I was waiting for my bus in downtown Vancouver the other night when an unconventional gathering grabbed my attention.
It was in front of the Vancouver Art Gallery, the favoured venue for those protesting poverty, pot laws, the Olympics, etc.
But this was more vigil than protest, and the hundreds of people standing silently, many holding lit candles, projected a quiet power altogether lacking in the usual shrill productions that take place in that space.
It was the eighth of 10 nights of silent protest against the Iranian government’s crackdown on the forces of change in that country, I discovered.
The people in this crowd were mostly Iranian, overwhelmingly young and dressed in black to honour protesters killed by the Iranian government. Small groups both stood and sat, quietly talking. Some held candles, others signs in Farsi. Some wore green wrist bands in support of Iranian opposition leader Mirhossein Moussavi.
At the top of the art gallery steps was a screen flashing images of defiance, transmitted out of Iran via cellphone.
Some of the photos showed streets in Iran filled with people, each of them showing courage in the face of a government determined to cling to power — courage that was inspiring these Vancouverites to take a stand for their homeland.
One young lady I talked to said most of her family remained in Iran. When I asked if she was able to stay in touch with them, she said the Iranian government was interfering with phone and email and shutting down many of the websites making it possible to do so, such as Facebook.
The next big protest in Iran – one that opposition leaders were urging people to attend – was going to take place in a couple of days, she told me.
Liberal MP Bob Rae spoke words of encouragement at the vigil and somebody handed me a Communist Party of Canada pamphlet, but this was no political event; it was a human event.
The tired, dogmatic and increasingly desperate old men who now rule Iran are out of step with both the new world and the core tenets of the religion they profess to follow.
Their subjects who are filling the streets of Iran and calling out from the rooftops are predominantly young and full of energy, with time and history on their side.

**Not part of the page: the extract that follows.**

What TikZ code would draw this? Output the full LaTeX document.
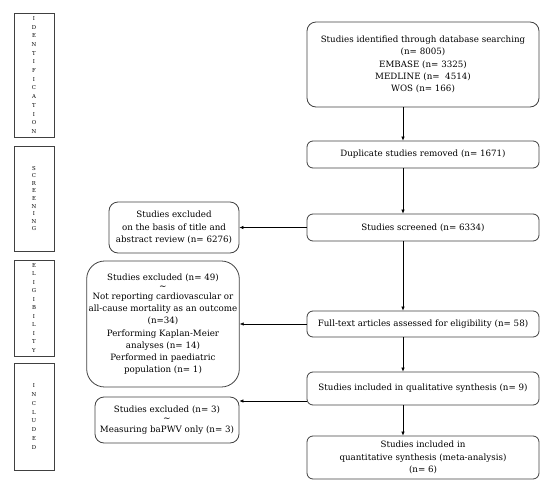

They are thirsty for freedom and tired of living under the boot of a government that manipulates elections, tries to control every facet of life and clashes with the international community at every opportunity.
Thanks to the technological revolution that has given rise to cellphone cameras and social media such as Twitter, the world is watching this people revolution closely.
Let’s pray that it ends peacefully and that its outcome does justice to the Iranians who are rising up in their own country – and the millions of others around the world who are in solidarity with them.